Getting to the Plan

Yesterday, I talked about the problems with having antagonists who Have a Plan that nobody in the audience can figure out. For the writer without an outline, though, or the GM improvising around the PCs, it can be difficult to make absolutely sure that the plan gets across. Here are some strategies to keep it from being obviously Plan As The Plot Demands.

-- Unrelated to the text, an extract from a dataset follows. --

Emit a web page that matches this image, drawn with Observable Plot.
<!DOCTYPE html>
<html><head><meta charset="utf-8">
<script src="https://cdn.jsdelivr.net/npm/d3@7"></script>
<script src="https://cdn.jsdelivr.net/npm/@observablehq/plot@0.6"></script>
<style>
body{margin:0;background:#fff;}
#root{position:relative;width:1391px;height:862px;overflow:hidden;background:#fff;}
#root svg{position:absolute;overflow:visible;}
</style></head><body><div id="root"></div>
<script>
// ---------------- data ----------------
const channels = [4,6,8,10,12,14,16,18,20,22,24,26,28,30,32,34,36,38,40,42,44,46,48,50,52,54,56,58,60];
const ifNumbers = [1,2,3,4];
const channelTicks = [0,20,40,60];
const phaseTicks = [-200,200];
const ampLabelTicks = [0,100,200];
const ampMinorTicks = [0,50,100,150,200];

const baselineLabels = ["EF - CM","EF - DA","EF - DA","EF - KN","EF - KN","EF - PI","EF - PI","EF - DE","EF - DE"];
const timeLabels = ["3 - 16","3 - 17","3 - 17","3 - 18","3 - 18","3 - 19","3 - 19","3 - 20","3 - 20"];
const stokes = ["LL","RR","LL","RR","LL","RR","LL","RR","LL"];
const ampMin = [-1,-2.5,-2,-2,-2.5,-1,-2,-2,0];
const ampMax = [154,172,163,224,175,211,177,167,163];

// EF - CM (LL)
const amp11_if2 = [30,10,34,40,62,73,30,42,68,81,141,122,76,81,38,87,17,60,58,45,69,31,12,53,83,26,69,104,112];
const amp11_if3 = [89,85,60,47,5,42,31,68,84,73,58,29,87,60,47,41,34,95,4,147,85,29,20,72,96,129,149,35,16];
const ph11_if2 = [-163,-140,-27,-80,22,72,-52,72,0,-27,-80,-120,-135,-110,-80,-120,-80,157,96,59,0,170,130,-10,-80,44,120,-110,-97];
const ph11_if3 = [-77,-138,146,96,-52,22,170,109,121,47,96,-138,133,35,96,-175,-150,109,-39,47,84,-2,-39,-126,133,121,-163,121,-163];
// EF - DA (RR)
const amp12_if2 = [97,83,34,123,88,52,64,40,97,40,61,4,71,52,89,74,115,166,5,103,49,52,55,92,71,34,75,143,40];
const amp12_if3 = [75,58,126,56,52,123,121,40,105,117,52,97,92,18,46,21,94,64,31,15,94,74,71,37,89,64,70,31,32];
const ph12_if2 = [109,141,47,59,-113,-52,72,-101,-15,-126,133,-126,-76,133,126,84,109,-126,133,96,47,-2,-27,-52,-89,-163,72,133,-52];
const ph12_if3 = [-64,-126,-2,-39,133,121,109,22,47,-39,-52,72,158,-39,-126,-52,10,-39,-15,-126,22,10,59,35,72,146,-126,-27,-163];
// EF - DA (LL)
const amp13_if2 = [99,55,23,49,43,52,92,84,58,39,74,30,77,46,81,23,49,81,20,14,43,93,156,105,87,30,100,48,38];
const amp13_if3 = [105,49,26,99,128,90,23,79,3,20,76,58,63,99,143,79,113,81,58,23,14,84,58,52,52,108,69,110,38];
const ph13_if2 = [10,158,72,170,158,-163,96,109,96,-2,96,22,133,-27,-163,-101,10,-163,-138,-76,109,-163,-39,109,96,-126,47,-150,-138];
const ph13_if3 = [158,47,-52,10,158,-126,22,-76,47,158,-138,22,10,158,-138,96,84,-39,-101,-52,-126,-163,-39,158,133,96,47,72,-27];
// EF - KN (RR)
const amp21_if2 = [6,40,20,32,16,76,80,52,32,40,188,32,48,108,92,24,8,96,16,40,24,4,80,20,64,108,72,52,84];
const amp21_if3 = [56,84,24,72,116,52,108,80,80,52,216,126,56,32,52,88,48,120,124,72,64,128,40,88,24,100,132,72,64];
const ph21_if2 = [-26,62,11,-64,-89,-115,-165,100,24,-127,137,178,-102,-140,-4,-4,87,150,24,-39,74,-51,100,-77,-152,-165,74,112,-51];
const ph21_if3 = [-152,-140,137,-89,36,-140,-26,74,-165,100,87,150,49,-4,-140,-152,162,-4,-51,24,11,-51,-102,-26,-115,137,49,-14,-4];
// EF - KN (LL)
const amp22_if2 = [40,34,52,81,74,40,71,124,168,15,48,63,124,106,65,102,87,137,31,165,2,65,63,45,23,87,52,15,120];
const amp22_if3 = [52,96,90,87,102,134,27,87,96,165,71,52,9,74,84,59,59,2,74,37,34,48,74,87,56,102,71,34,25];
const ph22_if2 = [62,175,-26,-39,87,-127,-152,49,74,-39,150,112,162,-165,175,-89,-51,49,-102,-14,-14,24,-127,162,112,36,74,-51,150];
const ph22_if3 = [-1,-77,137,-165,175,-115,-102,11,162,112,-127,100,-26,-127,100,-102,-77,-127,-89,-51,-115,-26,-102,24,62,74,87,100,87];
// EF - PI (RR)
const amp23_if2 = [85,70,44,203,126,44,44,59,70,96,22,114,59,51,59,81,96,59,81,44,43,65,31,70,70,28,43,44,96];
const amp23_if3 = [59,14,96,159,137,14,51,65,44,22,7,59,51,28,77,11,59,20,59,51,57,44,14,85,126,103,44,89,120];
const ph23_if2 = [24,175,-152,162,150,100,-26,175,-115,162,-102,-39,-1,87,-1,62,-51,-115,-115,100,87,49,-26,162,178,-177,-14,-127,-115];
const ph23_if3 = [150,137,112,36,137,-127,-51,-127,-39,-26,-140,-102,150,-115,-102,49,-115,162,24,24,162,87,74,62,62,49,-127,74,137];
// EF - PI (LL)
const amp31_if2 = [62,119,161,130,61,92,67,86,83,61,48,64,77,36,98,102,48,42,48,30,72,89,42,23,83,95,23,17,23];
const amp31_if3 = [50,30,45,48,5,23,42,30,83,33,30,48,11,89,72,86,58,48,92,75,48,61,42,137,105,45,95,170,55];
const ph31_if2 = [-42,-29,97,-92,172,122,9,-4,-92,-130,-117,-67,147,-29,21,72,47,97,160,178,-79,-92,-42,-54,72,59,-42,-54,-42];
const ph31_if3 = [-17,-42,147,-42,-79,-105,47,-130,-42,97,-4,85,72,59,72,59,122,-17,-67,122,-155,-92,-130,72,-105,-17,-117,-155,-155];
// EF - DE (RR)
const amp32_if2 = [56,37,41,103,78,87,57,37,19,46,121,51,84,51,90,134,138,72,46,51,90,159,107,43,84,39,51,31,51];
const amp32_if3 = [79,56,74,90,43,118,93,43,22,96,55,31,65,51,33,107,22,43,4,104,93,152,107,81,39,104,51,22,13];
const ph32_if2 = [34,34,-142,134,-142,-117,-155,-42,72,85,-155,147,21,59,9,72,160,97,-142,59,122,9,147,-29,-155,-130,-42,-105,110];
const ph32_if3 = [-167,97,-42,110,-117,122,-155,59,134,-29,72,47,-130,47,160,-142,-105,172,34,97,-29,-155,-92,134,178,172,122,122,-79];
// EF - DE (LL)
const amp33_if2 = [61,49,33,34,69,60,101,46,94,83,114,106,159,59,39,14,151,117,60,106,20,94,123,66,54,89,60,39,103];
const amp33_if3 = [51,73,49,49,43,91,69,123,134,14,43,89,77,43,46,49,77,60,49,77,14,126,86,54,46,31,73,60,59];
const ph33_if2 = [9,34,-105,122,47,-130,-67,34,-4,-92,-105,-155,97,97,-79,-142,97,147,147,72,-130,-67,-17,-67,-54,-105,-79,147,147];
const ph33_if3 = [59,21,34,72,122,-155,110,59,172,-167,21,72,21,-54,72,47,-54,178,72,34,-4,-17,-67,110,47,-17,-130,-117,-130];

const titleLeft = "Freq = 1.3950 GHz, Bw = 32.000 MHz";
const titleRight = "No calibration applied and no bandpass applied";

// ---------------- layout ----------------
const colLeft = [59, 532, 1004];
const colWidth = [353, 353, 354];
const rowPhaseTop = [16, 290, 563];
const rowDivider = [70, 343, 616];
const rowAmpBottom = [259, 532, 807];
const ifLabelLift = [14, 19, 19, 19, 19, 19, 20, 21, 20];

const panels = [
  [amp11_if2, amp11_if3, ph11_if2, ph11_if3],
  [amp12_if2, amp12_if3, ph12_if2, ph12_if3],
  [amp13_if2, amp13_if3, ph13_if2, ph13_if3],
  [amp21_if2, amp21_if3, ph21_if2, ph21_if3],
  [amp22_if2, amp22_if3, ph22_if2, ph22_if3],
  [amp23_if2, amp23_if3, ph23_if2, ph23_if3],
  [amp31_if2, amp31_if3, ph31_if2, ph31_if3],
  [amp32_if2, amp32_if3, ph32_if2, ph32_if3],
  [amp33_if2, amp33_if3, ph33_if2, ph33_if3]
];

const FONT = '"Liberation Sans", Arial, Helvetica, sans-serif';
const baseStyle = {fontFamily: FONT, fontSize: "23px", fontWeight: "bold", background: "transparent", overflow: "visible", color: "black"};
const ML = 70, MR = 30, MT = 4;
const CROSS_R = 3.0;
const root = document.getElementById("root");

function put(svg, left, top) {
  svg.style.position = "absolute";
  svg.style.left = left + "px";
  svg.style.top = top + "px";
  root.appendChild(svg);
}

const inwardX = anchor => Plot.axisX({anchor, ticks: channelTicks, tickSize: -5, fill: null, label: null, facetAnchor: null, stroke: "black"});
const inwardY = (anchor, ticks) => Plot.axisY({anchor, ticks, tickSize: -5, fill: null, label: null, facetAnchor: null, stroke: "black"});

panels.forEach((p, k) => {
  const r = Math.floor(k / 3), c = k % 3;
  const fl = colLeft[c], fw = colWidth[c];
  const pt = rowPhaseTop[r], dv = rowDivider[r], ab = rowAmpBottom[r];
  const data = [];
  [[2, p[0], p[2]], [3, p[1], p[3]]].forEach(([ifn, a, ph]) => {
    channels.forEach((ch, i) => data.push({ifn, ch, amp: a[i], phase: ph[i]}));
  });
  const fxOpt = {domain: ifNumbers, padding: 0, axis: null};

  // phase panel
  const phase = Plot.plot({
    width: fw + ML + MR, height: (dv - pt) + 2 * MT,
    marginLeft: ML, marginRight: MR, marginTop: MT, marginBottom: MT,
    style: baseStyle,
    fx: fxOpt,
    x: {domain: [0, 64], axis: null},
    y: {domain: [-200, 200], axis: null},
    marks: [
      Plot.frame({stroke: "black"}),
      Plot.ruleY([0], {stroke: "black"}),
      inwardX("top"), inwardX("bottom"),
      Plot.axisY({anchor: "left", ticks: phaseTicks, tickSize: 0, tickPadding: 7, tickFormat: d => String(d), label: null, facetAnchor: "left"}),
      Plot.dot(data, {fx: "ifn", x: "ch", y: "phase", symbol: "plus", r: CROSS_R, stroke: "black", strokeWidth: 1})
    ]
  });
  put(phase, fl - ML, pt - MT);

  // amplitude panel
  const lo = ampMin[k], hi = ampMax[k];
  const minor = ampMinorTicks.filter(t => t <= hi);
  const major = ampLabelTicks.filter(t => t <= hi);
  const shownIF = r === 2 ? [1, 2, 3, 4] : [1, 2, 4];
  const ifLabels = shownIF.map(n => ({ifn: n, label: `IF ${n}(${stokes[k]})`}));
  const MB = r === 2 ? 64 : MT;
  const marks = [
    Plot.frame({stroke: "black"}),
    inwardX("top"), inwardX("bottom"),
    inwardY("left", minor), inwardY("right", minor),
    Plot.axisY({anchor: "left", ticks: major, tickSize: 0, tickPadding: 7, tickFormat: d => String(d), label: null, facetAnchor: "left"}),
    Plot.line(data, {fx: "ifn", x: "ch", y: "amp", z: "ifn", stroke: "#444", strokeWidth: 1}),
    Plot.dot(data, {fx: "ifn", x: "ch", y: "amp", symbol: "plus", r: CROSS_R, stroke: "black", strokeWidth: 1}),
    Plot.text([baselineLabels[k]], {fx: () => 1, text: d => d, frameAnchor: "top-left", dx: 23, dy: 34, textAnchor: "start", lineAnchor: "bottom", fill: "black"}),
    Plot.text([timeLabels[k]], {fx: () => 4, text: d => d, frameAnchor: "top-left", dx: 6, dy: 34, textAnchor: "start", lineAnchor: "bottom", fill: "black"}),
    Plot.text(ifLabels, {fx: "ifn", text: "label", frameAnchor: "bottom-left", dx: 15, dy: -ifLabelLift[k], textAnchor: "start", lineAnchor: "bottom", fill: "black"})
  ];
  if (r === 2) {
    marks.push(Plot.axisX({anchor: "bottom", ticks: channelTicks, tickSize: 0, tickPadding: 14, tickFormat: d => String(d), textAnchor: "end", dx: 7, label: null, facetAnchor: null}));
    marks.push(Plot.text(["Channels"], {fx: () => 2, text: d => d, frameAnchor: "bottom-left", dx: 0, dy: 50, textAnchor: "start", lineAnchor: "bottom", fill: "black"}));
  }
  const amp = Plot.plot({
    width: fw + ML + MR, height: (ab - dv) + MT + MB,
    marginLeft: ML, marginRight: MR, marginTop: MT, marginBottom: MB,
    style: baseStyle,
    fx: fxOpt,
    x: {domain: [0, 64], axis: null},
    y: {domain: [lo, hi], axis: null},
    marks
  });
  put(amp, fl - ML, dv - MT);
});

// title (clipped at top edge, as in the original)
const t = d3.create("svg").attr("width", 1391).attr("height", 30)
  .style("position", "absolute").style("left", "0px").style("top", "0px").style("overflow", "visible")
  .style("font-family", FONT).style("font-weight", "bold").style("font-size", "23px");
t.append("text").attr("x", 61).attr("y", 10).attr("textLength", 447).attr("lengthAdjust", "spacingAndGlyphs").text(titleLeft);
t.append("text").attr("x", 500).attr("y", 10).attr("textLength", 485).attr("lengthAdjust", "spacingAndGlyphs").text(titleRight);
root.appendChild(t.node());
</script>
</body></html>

The easiest way to avoid it, of course, is to know the plan ahead of time. You’ve got a pretty good idea what these people are up to, first step A through outcome Z and all the steps B through Y in between. You know what they need to do themselves, what they need the main characters to do, and how they’re going to get the main characters to do their part. You know those situations they’ve set up where regardless of who apparently wins they win–and more importantly, you know why. That part makes it a lot easier; now that you know all these things, all you have to do is run them in order, and find ways to show (or if you don’t want the plan obvious yet, just foreshadow) them, so that when they get through Step Z (or when at Y, the main characters figure out how to foil Z), even the less perceptive members of the audience know what they were trying to do and why it worked, and the more perceptive are having “So that’s why!” moments.

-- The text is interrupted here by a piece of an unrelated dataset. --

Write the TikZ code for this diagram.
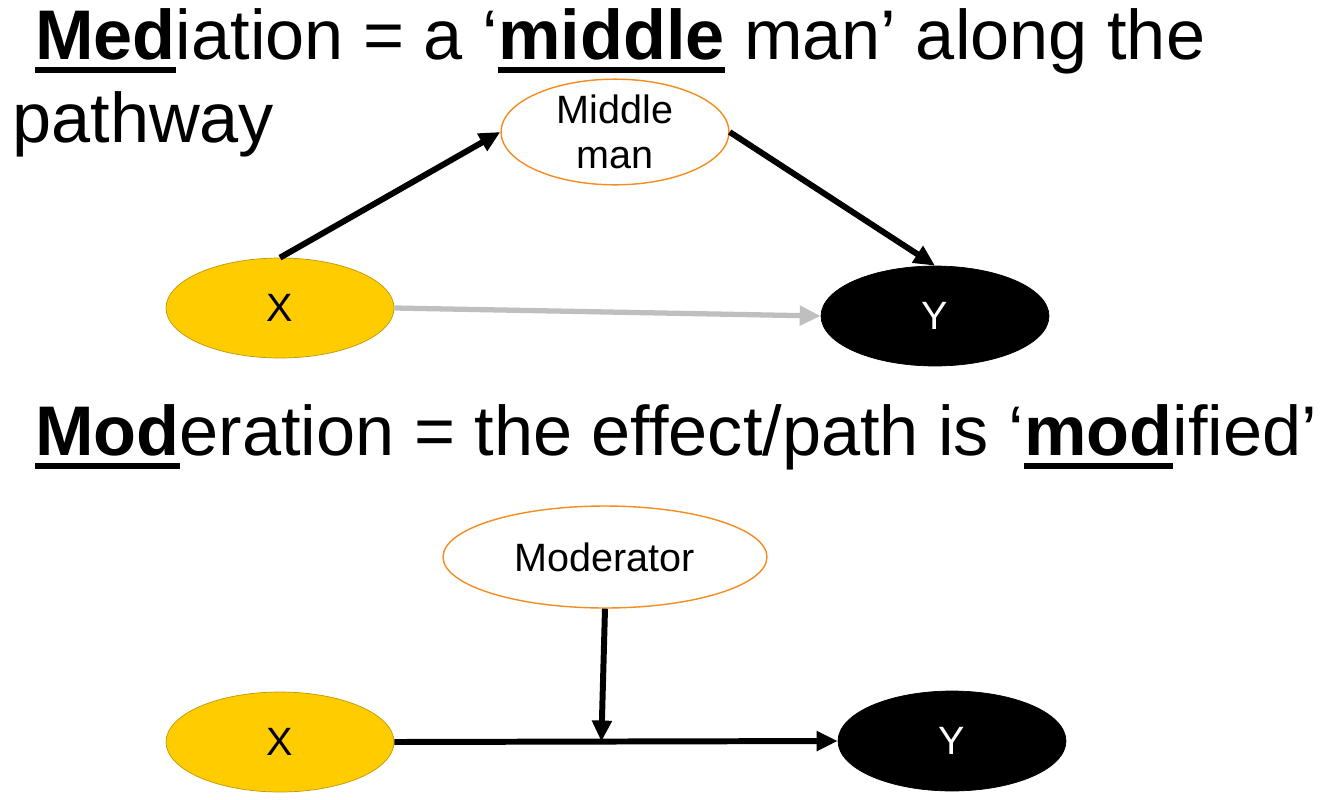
\documentclass[tikz,border=0pt]{standalone}
\usepackage{fontspec}
\setmainfont{Liberation Sans}
\usetikzlibrary{calc,positioning,arrows.meta,shapes}
\definecolor{xgold}{RGB}{255,204,0}
\definecolor{xedge}{RGB}{191,153,0}
\definecolor{medorange}{RGB}{245,140,30}
\definecolor{direct}{RGB}{191,191,191}
\newcommand{\ulbold}[1]{\setbox0\hbox{\bfseries #1}\rlap{\rule[-0.28cm]{\wd0}{0.13cm}}\box0\relax}

\begin{document}
\begin{tikzpicture}[x=0.02cm,y=-0.02cm]
\useasboundingbox (0,0) rectangle (1326,799);
\tikzstyle{ell}=[ellipse, draw, inner sep=0pt, minimum width=4.56cm, minimum height=2cm, align=center, font=\fontsize{22.5}{26}\selectfont]
\tikzstyle{xvar}=[ell, fill=xgold, draw=xedge]
\tikzstyle{yvar}=[ell, fill=black, text=white]
\tikzstyle{thirdvar}=[ell, draw=medorange, fill=white, thick]
\tikzstyle{path}=[line width=3.4pt, -{Triangle[length=0.42cm,width=0.38cm]}]
\tikzstyle{head}=[anchor=base west, inner sep=0pt, font=\fontsize{40}{46}\selectfont]

% mediation
\node[head] (h1) at (35,59) {\ulbold{Med}iation = a ‘\ulbold{middle} man’ along the};
\node[head] (h2) at (12,142) {pathway};
\node[thirdvar] (M1) at (615,132) {Middle\\man};
\node[xvar] (X1) at (280,308) {X};
\node[yvar] (Y1) at (935,316) {Y};
\draw[path] (X1.north) -- (M1.west);
\draw[path] (M1.east) -- (Y1.north);
\draw[path, color=direct, line width=3pt] (X1.east) -- (Y1.west);

% moderation
\node[head] (h3) at (35,455) {\ulbold{Mod}eration = the effect/path is ‘\ulbold{mod}ified’};
\node[thirdvar, minimum width=6.48cm, minimum height=2.04cm] (M2) at (605,557) {Moderator};
\node[xvar] (X2) at (280,742) {X};
\node[yvar] (Y2) at (952,741) {Y};
\coordinate (on) at ($(X2.east)!0.467!(Y2.west)$);
\draw[path] (X2.east) -- (Y2.west);
\draw[path] (M2.south) -- (on);
\end{tikzpicture}
\end{document}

More often, you’ve got the broad outline, but you’re having to make the steps up as you go along. You know what the beginning is, you know what the ending is, and you’re basically having to make up the middle, going step by step and trying to improvise around whatever it is the players are doing today. You’re actually in a pretty good position, particularly if you’re GMing and/or one of the audience is prone to massive overthinking; you know what you’re trying to accomplish and, if you’re in a position to let the audience know what the objective is, you can even use their speculation to help come up with the remaining parts of the plan or justifications for what you’ve just done.

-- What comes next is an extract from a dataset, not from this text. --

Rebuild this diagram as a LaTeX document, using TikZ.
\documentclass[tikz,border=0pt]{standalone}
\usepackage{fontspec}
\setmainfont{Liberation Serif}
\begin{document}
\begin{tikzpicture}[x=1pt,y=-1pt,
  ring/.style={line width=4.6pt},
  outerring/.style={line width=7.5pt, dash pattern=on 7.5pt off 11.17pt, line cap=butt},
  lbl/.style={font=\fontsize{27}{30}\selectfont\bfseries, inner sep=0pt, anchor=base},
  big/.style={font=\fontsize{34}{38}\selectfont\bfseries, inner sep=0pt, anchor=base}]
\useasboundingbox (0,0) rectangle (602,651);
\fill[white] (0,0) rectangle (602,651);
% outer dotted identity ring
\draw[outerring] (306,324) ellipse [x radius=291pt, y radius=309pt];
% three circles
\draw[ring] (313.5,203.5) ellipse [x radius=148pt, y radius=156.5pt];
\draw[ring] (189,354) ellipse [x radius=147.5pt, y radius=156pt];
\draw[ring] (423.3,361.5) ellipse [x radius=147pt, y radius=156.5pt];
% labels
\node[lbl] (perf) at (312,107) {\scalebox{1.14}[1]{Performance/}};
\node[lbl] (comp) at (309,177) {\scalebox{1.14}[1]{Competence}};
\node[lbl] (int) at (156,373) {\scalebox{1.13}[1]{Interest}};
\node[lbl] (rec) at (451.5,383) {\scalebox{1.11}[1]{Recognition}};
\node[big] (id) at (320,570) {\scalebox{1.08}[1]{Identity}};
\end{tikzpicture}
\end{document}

Sometimes, though, you aren’t even that lucky. The antagonist has an objective, but it’s not so much a concrete endpoint as an idea to strive for, and you’re stringing together things that he’s doing and not quite sure what some of it means, particularly those bits you strung together at the beginning that are starting to look like contradictions now. Heck, sometimes you didn’t even know there was an antagonist until one of your particularly motivated characters (PC or story MC, doesn’t really matter) is following up a lead and the principle of This Sounds Plausible kicks in. That doesn’t mean that you’ve already failed, though. Your best shot in a situation like that is to start asking why, particularly with regards to those details that just don’t compute, like why the gentleman whose younger daughter is probably one of the world’s leading demonologists is stealing badly written and mostly speculative books on demon summoning. The more contradictory the details are, the more you have to rationalize–and the more you can make your rationalizations fit together, the better the plan is going to come out when you figure it out and reveal it.

At this point, the only thing that guarantees that you’ll fail to establish your plan is if you let all your reasons be “Because I said so.” Think what you know through, extrapolate as best you can, don’t be afraid to piggy-back on your audience’s extrapolations, and make sure that as much as you can get without giving the whole thing away is sticking out of the black box.